Date(s) - 18/11/2022
2:30 pm - 3:30 pm
Prof. Pedro M. Pereira
Group Leader at the Intracellular Microbial Infection Biology lab, Mostmicro, ITQB NOVA.
Online only: https://mcmaster.zoom.us/j/93514664880?pwd=R3NWUmQ5Z3NsYWZhVWlVY2N0Y3ZBZz09
Fluorescence microscopy has revolutionized cell biology. It’s ubiquitously used to observe cellular processes thanks to its ease of use, sensitivity, and molecular specificity. The diffraction limit is a thing of the past. Super-resolution (SR) techniques allow the visualization of subcellular organization way below the classical ~200 nm diffraction limit. The only question that may trouble a scientist is which one to use. The challenge of selecting the best-suited approach for a particular research question is compounded by the fact that these approaches can often be expensive and complex, requiring dedicated equipment, complicated sample preparation procedures and entail a compromise between temporal/spatial resolution and innocuity to living cells. This prompted the development of new software, hardware and sample preparation strategies that can effectively democratize SR and made is accessible to any research group. I will show you some of these developments. From Super-Beacons, a new class of DNA-based probes for live-cell super-resolution, to NanoJ-Fluidics, a LEGO-based open-source fluidics system for multi-modal imaging, with a quick visit into how we can expand biology above diffraction with expansion microscopy!

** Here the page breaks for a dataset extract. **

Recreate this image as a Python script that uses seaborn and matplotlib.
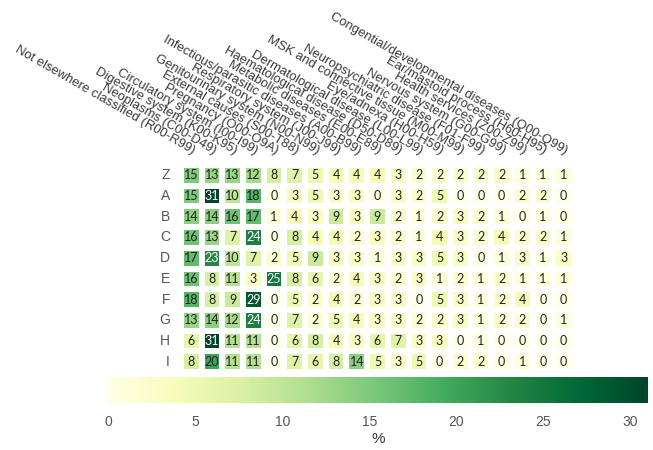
import numpy as np
import pandas as pd
import seaborn as sns
import matplotlib.pyplot as plt

rows = ["Z", "A", "B", "C", "D", "E", "F", "G", "H", "I"]
categories = [
    "Not elsewhere classified (R00-R99)",
    "Neoplasms (C00-D49)",
    "Digestive system (K00-K95)",
    "Circulatory system (I00-I99)",
    "Pregnancy (O00-O9A)",
    "External causes (S00-T88)",
    "Genitourinary system (N00-N99)",
    "Respiratory system (J00-J99)",
    "Infectious/parasitic diseases (A00-B99)",
    "Metabolic diseases (E00-E89)",
    "Haematological disease (D50-D89)",
    "Dermatological disease (L00-L99)",
    "Eye/adnexa (H00-H59)",
    "MSK and connective tissue (M00-M99)",
    "Neuropsychiatric disease (F01-F99)",
    "Nervous system (G00-G99)",
    "Health services (Z00-Z99)",
    "Ear/mastoid process (H60-H95)",
    "Congential/developmental diseases (Q00-Q99)",
]

row_Z = [15, 13, 13, 12, 8, 7, 5, 4, 4, 4, 3, 2, 2, 2, 2, 2, 1, 1, 1]
row_A = [15, 31, 10, 18, 0, 3, 5, 3, 3, 0, 3, 2, 5, 0, 0, 0, 2, 2, 0]
row_B = [14, 14, 16, 17, 1, 4, 3, 9, 3, 9, 2, 1, 2, 3, 2, 1, 0, 1, 0]
row_C = [16, 13, 7, 24, 0, 8, 4, 4, 2, 3, 2, 1, 4, 3, 2, 4, 2, 2, 1]
row_D = [17, 23, 10, 7, 2, 5, 9, 3, 3, 1, 3, 3, 5, 3, 0, 1, 3, 1, 3]
row_E = [16, 8, 11, 3, 25, 8, 6, 2, 4, 3, 2, 3, 1, 2, 1, 2, 1, 1, 1]
row_F = [18, 8, 9, 29, 0, 5, 2, 4, 2, 3, 3, 0, 5, 3, 1, 2, 4, 0, 0]
row_G = [13, 14, 12, 24, 0, 7, 2, 5, 4, 3, 3, 2, 2, 3, 1, 2, 2, 0, 1]
row_H = [6, 31, 11, 11, 0, 6, 8, 4, 3, 6, 7, 3, 3, 0, 1, 0, 0, 0, 0]
row_I = [8, 20, 11, 11, 0, 7, 6, 8, 14, 5, 3, 5, 0, 2, 2, 0, 1, 0, 0]

cbar_ticks = [0, 5, 10, 15, 20, 25, 30]

data = pd.DataFrame([row_Z, row_A, row_B, row_C, row_D, row_E, row_F,
                     row_G, row_H, row_I], index=rows, columns=categories)

plt.rcParams['font.family'] = ['Liberation Sans', 'DejaVu Sans']

fig = plt.figure(figsize=(6.53, 4.5), dpi=100)
ax = fig.add_axes([181 / 653, 1 - 372 / 450, 393 / 653, 207 / 450])
cax = fig.add_axes([108 / 653, 1 - 403 / 450, 540 / 653, 26 / 450])

sns.heatmap(data, ax=ax, cmap="YlGn", vmin=0, vmax=31, annot=True, fmt="d",
            linewidths=3, linecolor="white", cbar_ax=cax,
            cbar_kws={"orientation": "horizontal", "ticks": cbar_ticks},
            annot_kws={"fontsize": 9, "family": "Lato"})

# text colour: white only on the darkest cells
for t in ax.texts:
    v = int(t.get_text())
    t.set_color("white" if v >= 21 else "#222222")

ax.xaxis.tick_top()
ax.set_xticklabels(categories, rotation=-30, ha="right", va="bottom",
                   rotation_mode="anchor", fontsize=9.4, color="#3a3a3a")
ax.set_yticklabels(rows, rotation=0, fontsize=10, color="#555555")
ax.tick_params(axis="both", length=0)
ax.tick_params(axis="x", pad=6)
ax.tick_params(axis="y", pad=8)
ax.set_xlabel("")
ax.set_ylabel("")

cbar = ax.collections[0].colorbar
cbar.outline.set_visible(False)
cax.tick_params(length=0, pad=9, labelsize=10, labelcolor="#555555")
cax.set_xlabel("%", fontsize=11, color="#333333", labelpad=2)

fig.savefig("out.png", dpi=100)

I am a cell biologist with experience in microbiology, host-pathogen interaction, and advanced microscopy approaches. I graduated in applied chemistry from NOVA university in Lisbon in 2006 and completed a master’s in biotechnology the following year. I finished my PhD in cell biology 2013 where I explored questions related to antibiotic resistance and cell division in the human pathogen S. aureus, during this time I started to explore different microscopy approaches such as classical fluorescence microscopy, super-resolution microscopy and atomic force microscopy. This interest prompt my move to University College London, UK, where I did a postdoc focussing on the development of hardware, software and probe based technological innovations for (super-resolution) microscopy (e.g. NanoJ-Fluidics). In 2019 I returned to Portugal, where, since October 2021, I have my own research group at ITQB NOVA, the Intracellular Microbial Infection Biology (IMIB) laboratory. I’m currently interested in understanding how extracellular bacterial pathogens transition into an intracellular infection “lifestyle” and how antibiotic challenges modulate this behaviour.